## Work required:
Skip the pictures and extract all of the lines exactly as written.

## Material for this task:

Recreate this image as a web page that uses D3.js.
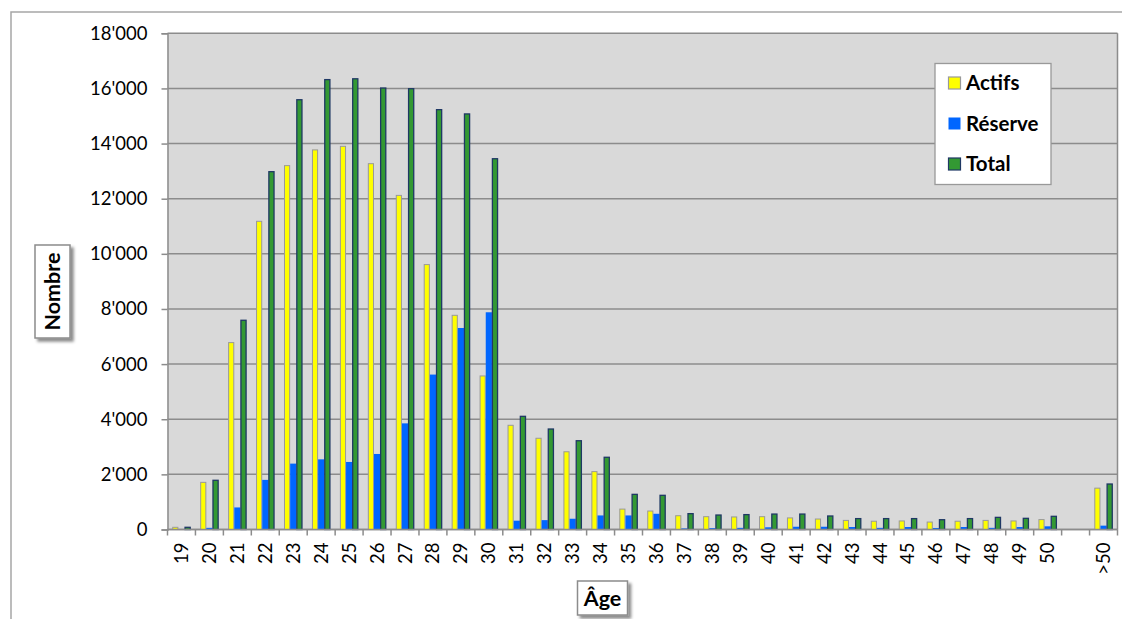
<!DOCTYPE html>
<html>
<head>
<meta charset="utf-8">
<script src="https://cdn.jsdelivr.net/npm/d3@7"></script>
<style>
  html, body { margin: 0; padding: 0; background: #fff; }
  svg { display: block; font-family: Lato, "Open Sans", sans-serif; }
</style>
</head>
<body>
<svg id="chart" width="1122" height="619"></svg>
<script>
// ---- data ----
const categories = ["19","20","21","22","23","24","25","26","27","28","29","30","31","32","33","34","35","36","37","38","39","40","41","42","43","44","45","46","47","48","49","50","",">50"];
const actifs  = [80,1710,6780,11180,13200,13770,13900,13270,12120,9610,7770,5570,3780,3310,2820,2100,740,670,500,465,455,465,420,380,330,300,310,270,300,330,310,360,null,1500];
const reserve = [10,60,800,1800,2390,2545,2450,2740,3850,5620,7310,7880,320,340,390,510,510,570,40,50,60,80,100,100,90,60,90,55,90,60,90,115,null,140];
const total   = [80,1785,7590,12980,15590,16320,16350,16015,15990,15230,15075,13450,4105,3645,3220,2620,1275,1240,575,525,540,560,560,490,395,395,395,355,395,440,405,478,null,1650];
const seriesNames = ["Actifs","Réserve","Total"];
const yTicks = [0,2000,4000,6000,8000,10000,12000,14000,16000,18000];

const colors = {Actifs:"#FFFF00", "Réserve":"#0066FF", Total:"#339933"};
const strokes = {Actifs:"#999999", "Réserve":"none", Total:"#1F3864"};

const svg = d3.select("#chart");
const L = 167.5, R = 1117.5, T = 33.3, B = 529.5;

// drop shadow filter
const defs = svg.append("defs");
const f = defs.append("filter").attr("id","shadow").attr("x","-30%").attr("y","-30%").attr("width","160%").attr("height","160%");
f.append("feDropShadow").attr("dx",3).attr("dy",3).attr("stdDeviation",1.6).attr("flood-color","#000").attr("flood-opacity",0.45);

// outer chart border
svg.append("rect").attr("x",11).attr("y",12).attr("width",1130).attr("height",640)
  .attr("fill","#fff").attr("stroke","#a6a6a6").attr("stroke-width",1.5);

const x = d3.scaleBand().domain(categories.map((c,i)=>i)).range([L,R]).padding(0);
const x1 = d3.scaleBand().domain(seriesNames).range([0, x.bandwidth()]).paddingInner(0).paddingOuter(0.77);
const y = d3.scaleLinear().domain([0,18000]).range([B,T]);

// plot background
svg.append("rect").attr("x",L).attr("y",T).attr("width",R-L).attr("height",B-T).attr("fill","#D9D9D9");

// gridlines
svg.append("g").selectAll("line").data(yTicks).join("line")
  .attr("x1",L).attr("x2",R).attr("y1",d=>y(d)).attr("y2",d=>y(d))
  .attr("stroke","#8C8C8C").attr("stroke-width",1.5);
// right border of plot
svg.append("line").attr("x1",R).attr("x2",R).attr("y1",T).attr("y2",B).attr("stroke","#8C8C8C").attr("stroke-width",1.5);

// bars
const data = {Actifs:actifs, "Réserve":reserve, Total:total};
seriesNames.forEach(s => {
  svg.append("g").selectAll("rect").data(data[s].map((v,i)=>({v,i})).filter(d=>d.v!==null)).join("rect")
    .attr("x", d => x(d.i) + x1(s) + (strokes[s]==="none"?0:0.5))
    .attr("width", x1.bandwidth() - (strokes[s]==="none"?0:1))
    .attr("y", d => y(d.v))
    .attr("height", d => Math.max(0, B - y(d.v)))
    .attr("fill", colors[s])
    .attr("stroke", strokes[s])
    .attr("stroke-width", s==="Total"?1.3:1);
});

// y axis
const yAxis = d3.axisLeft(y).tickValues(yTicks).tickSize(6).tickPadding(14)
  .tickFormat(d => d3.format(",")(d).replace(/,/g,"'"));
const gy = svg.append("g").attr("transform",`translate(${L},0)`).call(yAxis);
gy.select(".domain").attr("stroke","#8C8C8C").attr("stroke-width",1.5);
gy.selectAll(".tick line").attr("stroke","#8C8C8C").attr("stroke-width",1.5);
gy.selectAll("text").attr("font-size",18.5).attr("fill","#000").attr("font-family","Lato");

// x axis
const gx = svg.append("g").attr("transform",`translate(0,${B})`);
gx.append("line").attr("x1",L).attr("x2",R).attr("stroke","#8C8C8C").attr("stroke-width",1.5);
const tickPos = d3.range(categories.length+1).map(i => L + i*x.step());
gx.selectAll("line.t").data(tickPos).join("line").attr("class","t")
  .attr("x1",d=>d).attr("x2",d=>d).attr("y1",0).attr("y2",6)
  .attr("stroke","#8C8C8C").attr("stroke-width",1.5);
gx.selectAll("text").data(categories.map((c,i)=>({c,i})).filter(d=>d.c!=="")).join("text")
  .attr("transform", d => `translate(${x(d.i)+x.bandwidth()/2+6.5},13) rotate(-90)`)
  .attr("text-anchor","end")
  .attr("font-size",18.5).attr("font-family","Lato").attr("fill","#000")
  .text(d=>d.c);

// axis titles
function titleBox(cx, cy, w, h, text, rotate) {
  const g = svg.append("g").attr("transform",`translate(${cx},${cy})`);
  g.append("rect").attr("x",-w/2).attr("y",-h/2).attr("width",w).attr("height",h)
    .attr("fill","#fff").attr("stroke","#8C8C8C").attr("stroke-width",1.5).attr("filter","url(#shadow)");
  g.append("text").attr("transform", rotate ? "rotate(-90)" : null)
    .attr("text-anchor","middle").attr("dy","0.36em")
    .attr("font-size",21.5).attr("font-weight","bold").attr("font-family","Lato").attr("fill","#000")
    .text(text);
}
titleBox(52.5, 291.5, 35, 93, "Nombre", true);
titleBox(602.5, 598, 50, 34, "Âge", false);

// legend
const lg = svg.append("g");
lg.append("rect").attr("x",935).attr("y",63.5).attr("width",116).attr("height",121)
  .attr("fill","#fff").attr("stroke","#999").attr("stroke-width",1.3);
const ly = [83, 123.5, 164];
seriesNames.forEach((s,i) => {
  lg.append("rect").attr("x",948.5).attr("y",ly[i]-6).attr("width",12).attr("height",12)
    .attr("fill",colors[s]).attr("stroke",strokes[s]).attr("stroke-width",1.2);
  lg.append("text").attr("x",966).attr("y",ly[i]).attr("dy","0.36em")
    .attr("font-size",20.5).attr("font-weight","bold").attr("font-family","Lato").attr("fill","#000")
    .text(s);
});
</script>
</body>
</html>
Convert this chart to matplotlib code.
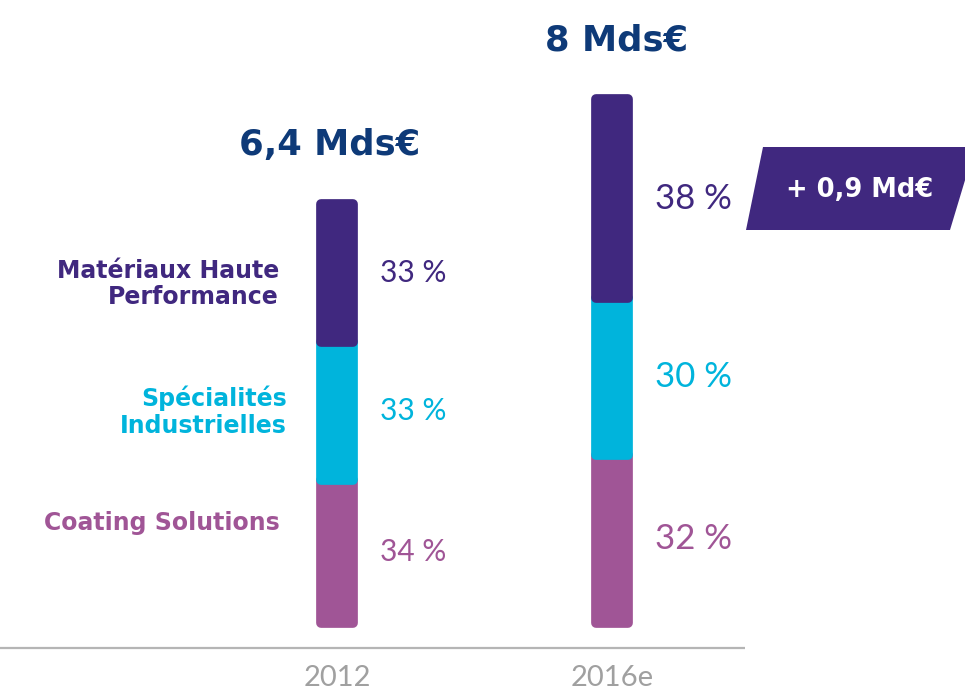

## The completed task:
Recreate this image as a web page that uses D3.js.
<!DOCTYPE html>
<html>
<head>
<meta charset="utf-8">
<script src="https://cdn.jsdelivr.net/npm/d3@7"></script>
<style>
  html, body { margin: 0; padding: 0; background: #fff; }
  svg { display: block; font-family: Lato, "Open Sans", sans-serif; }
</style>
</head>
<body>
<svg id="chart" width="1122" height="619"></svg>
<script>
// ---- data ----
const categories = ["19","20","21","22","23","24","25","26","27","28","29","30","31","32","33","34","35","36","37","38","39","40","41","42","43","44","45","46","47","48","49","50","",">50"];
const actifs  = [80,1710,6780,11180,13200,13770,13900,13270,12120,9610,7770,5570,3780,3310,2820,2100,740,670,500,465,455,465,420,380,330,300,310,270,300,330,310,360,null,1500];
const reserve = [10,60,800,1800,2390,2545,2450,2740,3850,5620,7310,7880,320,340,390,510,510,570,40,50,60,80,100,100,90,60,90,55,90,60,90,115,null,140];
const total   = [80,1785,7590,12980,15590,16320,16350,16015,15990,15230,15075,13450,4105,3645,3220,2620,1275,1240,575,525,540,560,560,490,395,395,395,355,395,440,405,478,null,1650];
const seriesNames = ["Actifs","Réserve","Total"];
const yTicks = [0,2000,4000,6000,8000,10000,12000,14000,16000,18000];

const colors = {Actifs:"#FFFF00", "Réserve":"#0066FF", Total:"#339933"};
const strokes = {Actifs:"#999999", "Réserve":"none", Total:"#1F3864"};

const svg = d3.select("#chart");
const L = 167.5, R = 1117.5, T = 33.3, B = 529.5;

// drop shadow filter
const defs = svg.append("defs");
const f = defs.append("filter").attr("id","shadow").attr("x","-30%").attr("y","-30%").attr("width","160%").attr("height","160%");
f.append("feDropShadow").attr("dx",3).attr("dy",3).attr("stdDeviation",1.6).attr("flood-color","#000").attr("flood-opacity",0.45);

// outer chart border
svg.append("rect").attr("x",11).attr("y",12).attr("width",1130).attr("height",640)
  .attr("fill","#fff").attr("stroke","#a6a6a6").attr("stroke-width",1.5);

const x = d3.scaleBand().domain(categories.map((c,i)=>i)).range([L,R]).padding(0);
const x1 = d3.scaleBand().domain(seriesNames).range([0, x.bandwidth()]).paddingInner(0).paddingOuter(0.77);
const y = d3.scaleLinear().domain([0,18000]).range([B,T]);

// plot background
svg.append("rect").attr("x",L).attr("y",T).attr("width",R-L).attr("height",B-T).attr("fill","#D9D9D9");

// gridlines
svg.append("g").selectAll("line").data(yTicks).join("line")
  .attr("x1",L).attr("x2",R).attr("y1",d=>y(d)).attr("y2",d=>y(d))
  .attr("stroke","#8C8C8C").attr("stroke-width",1.5);
// right border of plot
svg.append("line").attr("x1",R).attr("x2",R).attr("y1",T).attr("y2",B).attr("stroke","#8C8C8C").attr("stroke-width",1.5);

// bars
const data = {Actifs:actifs, "Réserve":reserve, Total:total};
seriesNames.forEach(s => {
  svg.append("g").selectAll("rect").data(data[s].map((v,i)=>({v,i})).filter(d=>d.v!==null)).join("rect")
    .attr("x", d => x(d.i) + x1(s) + (strokes[s]==="none"?0:0.5))
    .attr("width", x1.bandwidth() - (strokes[s]==="none"?0:1))
    .attr("y", d => y(d.v))
    .attr("height", d => Math.max(0, B - y(d.v)))
    .attr("fill", colors[s])
    .attr("stroke", strokes[s])
    .attr("stroke-width", s==="Total"?1.3:1);
});

// y axis
const yAxis = d3.axisLeft(y).tickValues(yTicks).tickSize(6).tickPadding(14)
  .tickFormat(d => d3.format(",")(d).replace(/,/g,"'"));
const gy = svg.append("g").attr("transform",`translate(${L},0)`).call(yAxis);
gy.select(".domain").attr("stroke","#8C8C8C").attr("stroke-width",1.5);
gy.selectAll(".tick line").attr("stroke","#8C8C8C").attr("stroke-width",1.5);
gy.selectAll("text").attr("font-size",18.5).attr("fill","#000").attr("font-family","Lato");

// x axis
const gx = svg.append("g").attr("transform",`translate(0,${B})`);
gx.append("line").attr("x1",L).attr("x2",R).attr("stroke","#8C8C8C").attr("stroke-width",1.5);
const tickPos = d3.range(categories.length+1).map(i => L + i*x.step());
gx.selectAll("line.t").data(tickPos).join("line").attr("class","t")
  .attr("x1",d=>d).attr("x2",d=>d).attr("y1",0).attr("y2",6)
  .attr("stroke","#8C8C8C").attr("stroke-width",1.5);
gx.selectAll("text").data(categories.map((c,i)=>({c,i})).filter(d=>d.c!=="")).join("text")
  .attr("transform", d => `translate(${x(d.i)+x.bandwidth()/2+6.5},13) rotate(-90)`)
  .attr("text-anchor","end")
  .attr("font-size",18.5).attr("font-family","Lato").attr("fill","#000")
  .text(d=>d.c);

// axis titles
function titleBox(cx, cy, w, h, text, rotate) {
  const g = svg.append("g").attr("transform",`translate(${cx},${cy})`);
  g.append("rect").attr("x",-w/2).attr("y",-h/2).attr("width",w).attr("height",h)
    .attr("fill","#fff").attr("stroke","#8C8C8C").attr("stroke-width",1.5).attr("filter","url(#shadow)");
  g.append("text").attr("transform", rotate ? "rotate(-90)" : null)
    .attr("text-anchor","middle").attr("dy","0.36em")
    .attr("font-size",21.5).attr("font-weight","bold").attr("font-family","Lato").attr("fill","#000")
    .text(text);
}
titleBox(52.5, 291.5, 35, 93, "Nombre", true);
titleBox(602.5, 598, 50, 34, "Âge", false);

// legend
const lg = svg.append("g");
lg.append("rect").attr("x",935).attr("y",63.5).attr("width",116).attr("height",121)
  .attr("fill","#fff").attr("stroke","#999").attr("stroke-width",1.3);
const ly = [83, 123.5, 164];
seriesNames.forEach((s,i) => {
  lg.append("rect").attr("x",948.5).attr("y",ly[i]-6).attr("width",12).attr("height",12)
    .attr("fill",colors[s]).attr("stroke",strokes[s]).attr("stroke-width",1.2);
  lg.append("text").attr("x",966).attr("y",ly[i]).attr("dy","0.36em")
    .attr("font-size",20.5).attr("font-weight","bold").attr("font-family","Lato").attr("fill","#000")
    .text(s);
});
</script>
</body>
</html>
Convert this chart to matplotlib code.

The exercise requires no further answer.